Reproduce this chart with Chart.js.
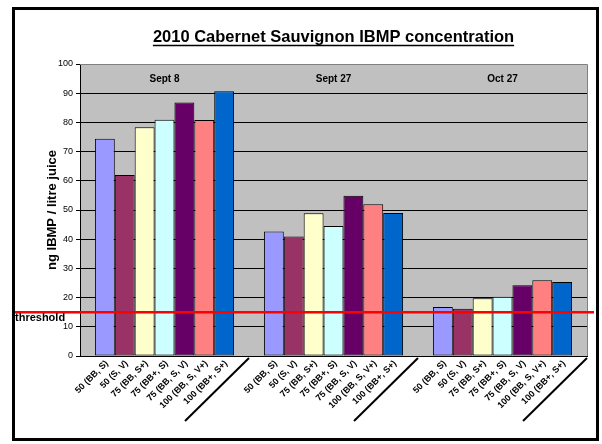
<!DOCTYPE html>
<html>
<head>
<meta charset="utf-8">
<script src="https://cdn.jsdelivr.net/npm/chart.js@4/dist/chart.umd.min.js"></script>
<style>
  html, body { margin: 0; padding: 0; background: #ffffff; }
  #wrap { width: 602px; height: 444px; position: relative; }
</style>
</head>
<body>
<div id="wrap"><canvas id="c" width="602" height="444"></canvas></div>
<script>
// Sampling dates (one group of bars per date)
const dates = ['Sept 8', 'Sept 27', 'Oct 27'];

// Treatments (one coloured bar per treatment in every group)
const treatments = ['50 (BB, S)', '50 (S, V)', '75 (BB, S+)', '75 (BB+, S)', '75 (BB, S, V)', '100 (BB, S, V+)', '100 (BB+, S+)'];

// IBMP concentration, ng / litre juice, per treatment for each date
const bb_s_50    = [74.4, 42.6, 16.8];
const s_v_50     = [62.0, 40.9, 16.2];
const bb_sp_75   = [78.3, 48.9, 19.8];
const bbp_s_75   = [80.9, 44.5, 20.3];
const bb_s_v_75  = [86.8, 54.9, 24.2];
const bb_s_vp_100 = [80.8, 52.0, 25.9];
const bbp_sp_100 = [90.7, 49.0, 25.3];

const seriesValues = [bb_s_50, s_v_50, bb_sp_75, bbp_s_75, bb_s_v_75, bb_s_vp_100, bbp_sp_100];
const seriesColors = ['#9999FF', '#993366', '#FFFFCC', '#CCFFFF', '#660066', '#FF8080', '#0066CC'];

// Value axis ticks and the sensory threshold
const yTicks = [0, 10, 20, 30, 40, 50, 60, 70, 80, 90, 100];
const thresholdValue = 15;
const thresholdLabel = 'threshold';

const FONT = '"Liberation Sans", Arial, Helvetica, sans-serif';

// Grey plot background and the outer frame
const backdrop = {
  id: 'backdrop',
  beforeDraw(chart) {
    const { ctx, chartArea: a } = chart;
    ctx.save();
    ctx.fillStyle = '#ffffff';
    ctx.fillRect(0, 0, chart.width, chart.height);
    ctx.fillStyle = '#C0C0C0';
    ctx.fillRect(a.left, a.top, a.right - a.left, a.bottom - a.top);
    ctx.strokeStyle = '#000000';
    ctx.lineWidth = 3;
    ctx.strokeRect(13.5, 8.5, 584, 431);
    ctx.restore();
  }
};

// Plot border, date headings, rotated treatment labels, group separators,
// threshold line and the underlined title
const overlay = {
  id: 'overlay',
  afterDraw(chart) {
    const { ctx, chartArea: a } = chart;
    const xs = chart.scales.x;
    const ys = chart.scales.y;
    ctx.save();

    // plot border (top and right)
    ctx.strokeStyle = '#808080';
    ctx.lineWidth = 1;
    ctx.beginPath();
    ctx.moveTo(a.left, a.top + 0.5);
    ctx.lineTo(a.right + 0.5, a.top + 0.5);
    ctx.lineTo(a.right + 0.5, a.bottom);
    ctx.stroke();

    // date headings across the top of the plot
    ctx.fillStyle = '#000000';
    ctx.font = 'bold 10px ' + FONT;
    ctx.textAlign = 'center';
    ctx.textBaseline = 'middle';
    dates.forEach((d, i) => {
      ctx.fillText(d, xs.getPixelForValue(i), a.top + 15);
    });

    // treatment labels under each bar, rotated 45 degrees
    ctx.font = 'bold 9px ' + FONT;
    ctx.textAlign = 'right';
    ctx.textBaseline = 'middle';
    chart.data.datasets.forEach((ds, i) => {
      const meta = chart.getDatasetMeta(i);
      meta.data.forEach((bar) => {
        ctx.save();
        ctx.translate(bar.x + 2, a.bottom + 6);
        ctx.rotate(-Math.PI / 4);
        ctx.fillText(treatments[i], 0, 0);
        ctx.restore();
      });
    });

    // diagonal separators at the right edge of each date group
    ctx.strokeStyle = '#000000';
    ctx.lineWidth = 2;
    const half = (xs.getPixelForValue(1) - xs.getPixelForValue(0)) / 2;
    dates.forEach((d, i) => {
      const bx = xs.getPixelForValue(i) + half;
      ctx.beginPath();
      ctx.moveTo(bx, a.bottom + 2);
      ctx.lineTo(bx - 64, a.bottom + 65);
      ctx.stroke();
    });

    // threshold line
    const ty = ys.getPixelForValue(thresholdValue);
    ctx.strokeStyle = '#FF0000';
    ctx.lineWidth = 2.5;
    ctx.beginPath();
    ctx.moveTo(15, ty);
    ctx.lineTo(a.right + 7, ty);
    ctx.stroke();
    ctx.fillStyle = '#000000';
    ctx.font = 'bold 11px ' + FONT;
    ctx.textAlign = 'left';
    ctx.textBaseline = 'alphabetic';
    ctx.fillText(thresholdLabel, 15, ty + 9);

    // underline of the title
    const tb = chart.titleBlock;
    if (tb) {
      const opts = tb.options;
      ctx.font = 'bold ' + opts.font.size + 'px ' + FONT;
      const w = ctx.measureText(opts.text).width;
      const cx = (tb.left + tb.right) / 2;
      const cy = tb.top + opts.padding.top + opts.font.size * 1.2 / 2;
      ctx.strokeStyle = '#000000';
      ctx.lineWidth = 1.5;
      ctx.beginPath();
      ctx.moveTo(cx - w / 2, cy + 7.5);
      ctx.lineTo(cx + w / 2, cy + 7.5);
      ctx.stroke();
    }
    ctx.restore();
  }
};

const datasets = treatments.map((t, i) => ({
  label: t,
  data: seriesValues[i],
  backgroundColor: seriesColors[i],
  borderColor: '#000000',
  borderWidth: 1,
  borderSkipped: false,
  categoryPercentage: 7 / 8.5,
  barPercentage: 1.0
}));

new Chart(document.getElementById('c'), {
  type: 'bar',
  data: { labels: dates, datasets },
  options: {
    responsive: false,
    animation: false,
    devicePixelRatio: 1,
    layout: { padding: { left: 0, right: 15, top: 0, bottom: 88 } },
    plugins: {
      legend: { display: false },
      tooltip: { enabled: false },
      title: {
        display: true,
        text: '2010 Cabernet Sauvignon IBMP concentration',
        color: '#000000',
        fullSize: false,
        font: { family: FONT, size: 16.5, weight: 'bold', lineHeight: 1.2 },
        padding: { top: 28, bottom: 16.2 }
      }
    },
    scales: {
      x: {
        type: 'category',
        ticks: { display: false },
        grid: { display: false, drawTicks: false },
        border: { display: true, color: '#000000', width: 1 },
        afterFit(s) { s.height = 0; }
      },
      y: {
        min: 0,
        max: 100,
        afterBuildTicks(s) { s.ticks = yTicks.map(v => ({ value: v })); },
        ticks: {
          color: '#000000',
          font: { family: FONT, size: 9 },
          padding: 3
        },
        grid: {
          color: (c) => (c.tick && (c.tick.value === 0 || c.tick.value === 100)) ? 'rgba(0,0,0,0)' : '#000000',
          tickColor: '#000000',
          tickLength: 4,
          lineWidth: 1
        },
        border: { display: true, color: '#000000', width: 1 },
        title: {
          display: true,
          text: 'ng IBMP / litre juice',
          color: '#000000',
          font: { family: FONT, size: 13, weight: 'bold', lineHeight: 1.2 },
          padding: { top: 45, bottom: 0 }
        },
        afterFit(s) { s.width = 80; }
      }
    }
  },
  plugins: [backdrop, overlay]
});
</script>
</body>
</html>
—————
* The request
Transcribe the material as is, with images omitted.

* Reply
Reproduce this chart with Chart.js.
<!DOCTYPE html>
<html>
<head>
<meta charset="utf-8">
<script src="https://cdn.jsdelivr.net/npm/chart.js@4/dist/chart.umd.min.js"></script>
<style>
  html, body { margin: 0; padding: 0; background: #ffffff; }
  #wrap { width: 602px; height: 444px; position: relative; }
</style>
</head>
<body>
<div id="wrap"><canvas id="c" width="602" height="444"></canvas></div>
<script>
// Sampling dates (one group of bars per date)
const dates = ['Sept 8', 'Sept 27', 'Oct 27'];

// Treatments (one coloured bar per treatment in every group)
const treatments = ['50 (BB, S)', '50 (S, V)', '75 (BB, S+)', '75 (BB+, S)', '75 (BB, S, V)', '100 (BB, S, V+)', '100 (BB+, S+)'];

// IBMP concentration, ng / litre juice, per treatment for each date
const bb_s_50    = [74.4, 42.6, 16.8];
const s_v_50     = [62.0, 40.9, 16.2];
const bb_sp_75   = [78.3, 48.9, 19.8];
const bbp_s_75   = [80.9, 44.5, 20.3];
const bb_s_v_75  = [86.8, 54.9, 24.2];
const bb_s_vp_100 = [80.8, 52.0, 25.9];
const bbp_sp_100 = [90.7, 49.0, 25.3];

const seriesValues = [bb_s_50, s_v_50, bb_sp_75, bbp_s_75, bb_s_v_75, bb_s_vp_100, bbp_sp_100];
const seriesColors = ['#9999FF', '#993366', '#FFFFCC', '#CCFFFF', '#660066', '#FF8080', '#0066CC'];

// Value axis ticks and the sensory threshold
const yTicks = [0, 10, 20, 30, 40, 50, 60, 70, 80, 90, 100];
const thresholdValue = 15;
const thresholdLabel = 'threshold';

const FONT = '"Liberation Sans", Arial, Helvetica, sans-serif';

// Grey plot background and the outer frame
const backdrop = {
  id: 'backdrop',
  beforeDraw(chart) {
    const { ctx, chartArea: a } = chart;
    ctx.save();
    ctx.fillStyle = '#ffffff';
    ctx.fillRect(0, 0, chart.width, chart.height);
    ctx.fillStyle = '#C0C0C0';
    ctx.fillRect(a.left, a.top, a.right - a.left, a.bottom - a.top);
    ctx.strokeStyle = '#000000';
    ctx.lineWidth = 3;
    ctx.strokeRect(13.5, 8.5, 584, 431);
    ctx.restore();
  }
};

// Plot border, date headings, rotated treatment labels, group separators,
// threshold line and the underlined title
const overlay = {
  id: 'overlay',
  afterDraw(chart) {
    const { ctx, chartArea: a } = chart;
    const xs = chart.scales.x;
    const ys = chart.scales.y;
    ctx.save();

    // plot border (top and right)
    ctx.strokeStyle = '#808080';
    ctx.lineWidth = 1;
    ctx.beginPath();
    ctx.moveTo(a.left, a.top + 0.5);
    ctx.lineTo(a.right + 0.5, a.top + 0.5);
    ctx.lineTo(a.right + 0.5, a.bottom);
    ctx.stroke();

    // date headings across the top of the plot
    ctx.fillStyle = '#000000';
    ctx.font = 'bold 10px ' + FONT;
    ctx.textAlign = 'center';
    ctx.textBaseline = 'middle';
    dates.forEach((d, i) => {
      ctx.fillText(d, xs.getPixelForValue(i), a.top + 15);
    });

    // treatment labels under each bar, rotated 45 degrees
    ctx.font = 'bold 9px ' + FONT;
    ctx.textAlign = 'right';
    ctx.textBaseline = 'middle';
    chart.data.datasets.forEach((ds, i) => {
      const meta = chart.getDatasetMeta(i);
      meta.data.forEach((bar) => {
        ctx.save();
        ctx.translate(bar.x + 2, a.bottom + 6);
        ctx.rotate(-Math.PI / 4);
        ctx.fillText(treatments[i], 0, 0);
        ctx.restore();
      });
    });

    // diagonal separators at the right edge of each date group
    ctx.strokeStyle = '#000000';
    ctx.lineWidth = 2;
    const half = (xs.getPixelForValue(1) - xs.getPixelForValue(0)) / 2;
    dates.forEach((d, i) => {
      const bx = xs.getPixelForValue(i) + half;
      ctx.beginPath();
      ctx.moveTo(bx, a.bottom + 2);
      ctx.lineTo(bx - 64, a.bottom + 65);
      ctx.stroke();
    });

    // threshold line
    const ty = ys.getPixelForValue(thresholdValue);
    ctx.strokeStyle = '#FF0000';
    ctx.lineWidth = 2.5;
    ctx.beginPath();
    ctx.moveTo(15, ty);
    ctx.lineTo(a.right + 7, ty);
    ctx.stroke();
    ctx.fillStyle = '#000000';
    ctx.font = 'bold 11px ' + FONT;
    ctx.textAlign = 'left';
    ctx.textBaseline = 'alphabetic';
    ctx.fillText(thresholdLabel, 15, ty + 9);

    // underline of the title
    const tb = chart.titleBlock;
    if (tb) {
      const opts = tb.options;
      ctx.font = 'bold ' + opts.font.size + 'px ' + FONT;
      const w = ctx.measureText(opts.text).width;
      const cx = (tb.left + tb.right) / 2;
      const cy = tb.top + opts.padding.top + opts.font.size * 1.2 / 2;
      ctx.strokeStyle = '#000000';
      ctx.lineWidth = 1.5;
      ctx.beginPath();
      ctx.moveTo(cx - w / 2, cy + 7.5);
      ctx.lineTo(cx + w / 2, cy + 7.5);
      ctx.stroke();
    }
    ctx.restore();
  }
};

const datasets = treatments.map((t, i) => ({
  label: t,
  data: seriesValues[i],
  backgroundColor: seriesColors[i],
  borderColor: '#000000',
  borderWidth: 1,
  borderSkipped: false,
  categoryPercentage: 7 / 8.5,
  barPercentage: 1.0
}));

new Chart(document.getElementById('c'), {
  type: 'bar',
  data: { labels: dates, datasets },
  options: {
    responsive: false,
    animation: false,
    devicePixelRatio: 1,
    layout: { padding: { left: 0, right: 15, top: 0, bottom: 88 } },
    plugins: {
      legend: { display: false },
      tooltip: { enabled: false },
      title: {
        display: true,
        text: '2010 Cabernet Sauvignon IBMP concentration',
        color: '#000000',
        fullSize: false,
        font: { family: FONT, size: 16.5, weight: 'bold', lineHeight: 1.2 },
        padding: { top: 28, bottom: 16.2 }
      }
    },
    scales: {
      x: {
        type: 'category',
        ticks: { display: false },
        grid: { display: false, drawTicks: false },
        border: { display: true, color: '#000000', width: 1 },
        afterFit(s) { s.height = 0; }
      },
      y: {
        min: 0,
        max: 100,
        afterBuildTicks(s) { s.ticks = yTicks.map(v => ({ value: v })); },
        ticks: {
          color: '#000000',
          font: { family: FONT, size: 9 },
          padding: 3
        },
        grid: {
          color: (c) => (c.tick && (c.tick.value === 0 || c.tick.value === 100)) ? 'rgba(0,0,0,0)' : '#000000',
          tickColor: '#000000',
          tickLength: 4,
          lineWidth: 1
        },
        border: { display: true, color: '#000000', width: 1 },
        title: {
          display: true,
          text: 'ng IBMP / litre juice',
          color: '#000000',
          font: { family: FONT, size: 13, weight: 'bold', lineHeight: 1.2 },
          padding: { top: 45, bottom: 0 }
        },
        afterFit(s) { s.width = 80; }
      }
    }
  },
  plugins: [backdrop, overlay]
});
</script>
</body>
</html>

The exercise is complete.